Quelles sont les principales villes touchées ? Peut-on considérer que le phénomène va se prolonger dans le temps ? D'autres tendances sont-elles actuellement à l'oeuvre sur le territoire ? 

Les villes touchées sont en nombre très limitées, c’est-à-dire seulement trois : Bordeaux, Nantes et Rennes. Ce sont tout simplement les trois métropoles régionales les plus peuplées de l’ouest de la France.

Le phénomène d’attractivité de ces agglomérations va se maintenir à court terme car l’effet « ouverture de la LGV » n’est que tout récent, cependant, il est difficile de savoir si cette attractivité sera pérenne. En effet, l’effet TGV est parfois assez temporaire. Par exemple, si Marseille a connu un regain de croissance au début des années 2000, suite à l’ouverture de la LGV Méditerranée, la dynamique est retombée depuis.

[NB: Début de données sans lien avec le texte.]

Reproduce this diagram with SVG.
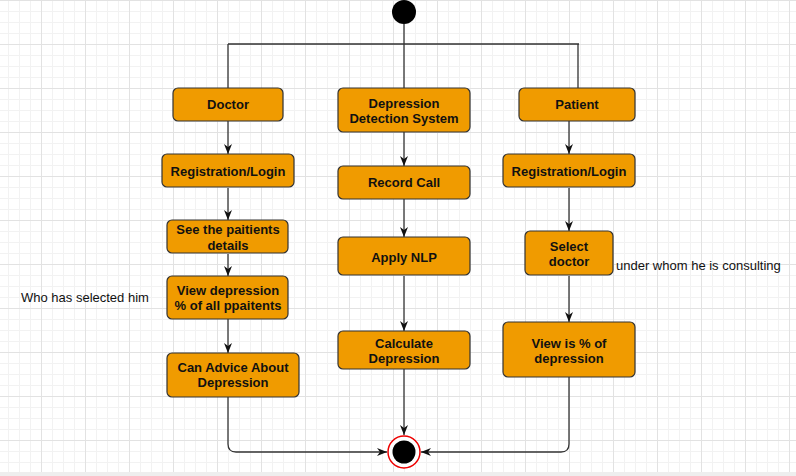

Concernant les tendances structurelles des dynamiques territoriales hexagonales, elles laissent à penser que l’attractivité de ces trois métropoles devrait se poursuivre pour deux principales raisons. La première est l’accentuation du mouvement de métropolisation à l’échelle nationale du fait de la réforme territoriale et de la mondialisation. La seconde est le basculement progressif de l’emploi et de la population à l’ouest d’une ligne Le Havre-Marseille, qui se constate depuis les années 1990.